What does a typical day in life look like for repairing and donating bikes? According to Eddie and Lynn, Lynn searches for bikes and makes sure Eddie can fix them. They buy small parts for the bikes, clean them up, and make sure the bikes are good. Then, they reach out to The Salvation Army of Benton Harbor and The Soup Kitchen of Benton Harbor and ask about the need. If The Salvation Army or The Soup Kitchen is low in bikes, they pack their van and deliver more bikes. Adam W., a former shelter resident shared about his experience of using one of the bikes donated by Eddie and Lynn, "My first reaction was, are these bikes free? These are some great bikes, and they look new! I had to move from my mother's home because she lived in an individualized apartment where she couldn't have anyone living with her. I came to the shelter because I had nowhere to go. I had a job, but it was 6 miles away, and I worked the night shift, so I had to walk. The shelter helped me with bus tokens, but the challenge was not being able to take the bus, due to the buses not running after hours. I remember meeting the nice couple who rehabs bikes and wanted to bless the shelter to provide transportation. I got a bike and felt grateful to be able to get reliable transportation, save my money, and I got a nice apartment."
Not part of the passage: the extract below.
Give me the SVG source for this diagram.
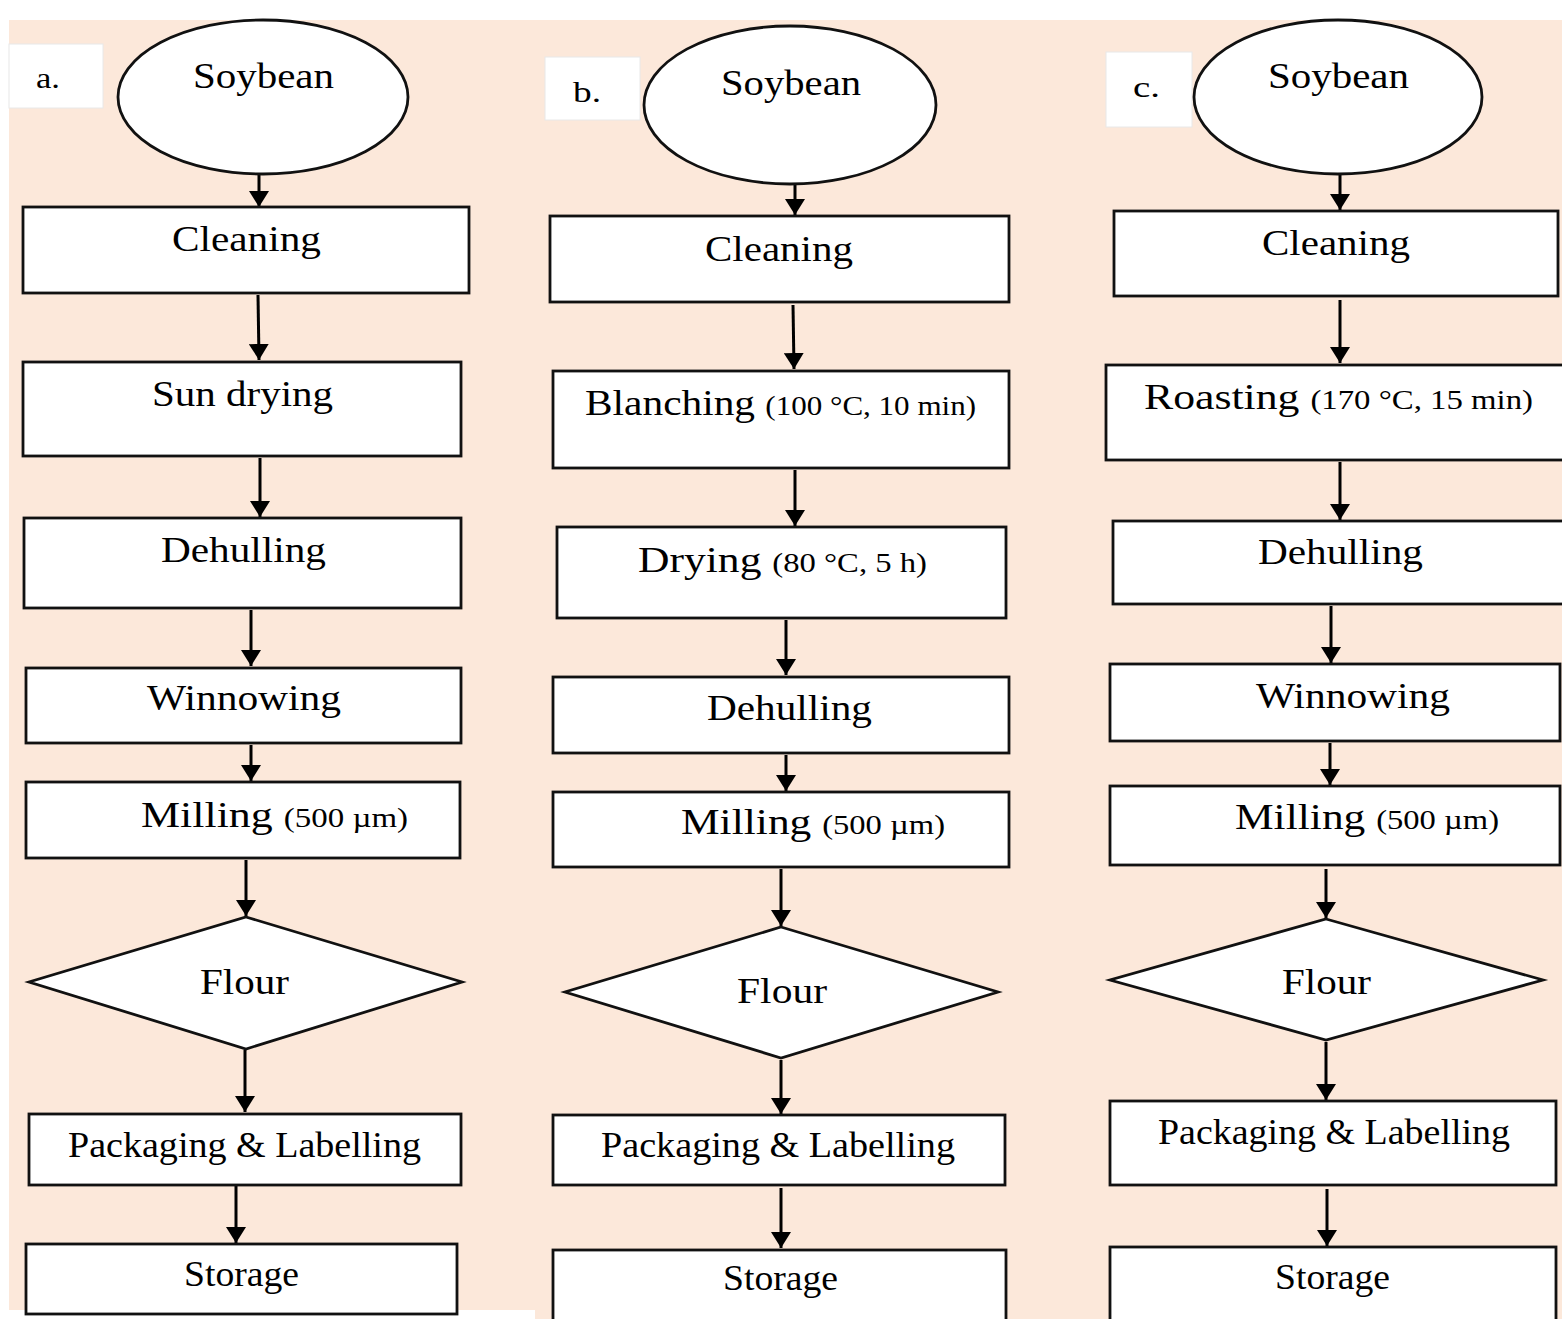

Eddie and Lynn's ministry helps many people in the areas of Benton Harbor and Kalamazoo. They want to maximize their bike ministry, but because of the nice bikes, residents have been asking for locks for their bikes. "The Benton Harbor Salvation Army needs bike locks at this time. We can purchase more bikes if we don't have to supply bike locks, too,” said Lynn.

Lynn added, “I think being homeless and finding the will to keep going is dedication. It's just the two of us trying to make unhoused individuals' and families' lives easier. I honestly don't know how they hold it all together.”

In Mark 12:30-31, we are reminded to “Love the Lord your God with all your heart and with all your soul and with all your mind and with all your strength. The second is this: ‘Love your neighbor as yourself.’ There is no commandment greater than these.”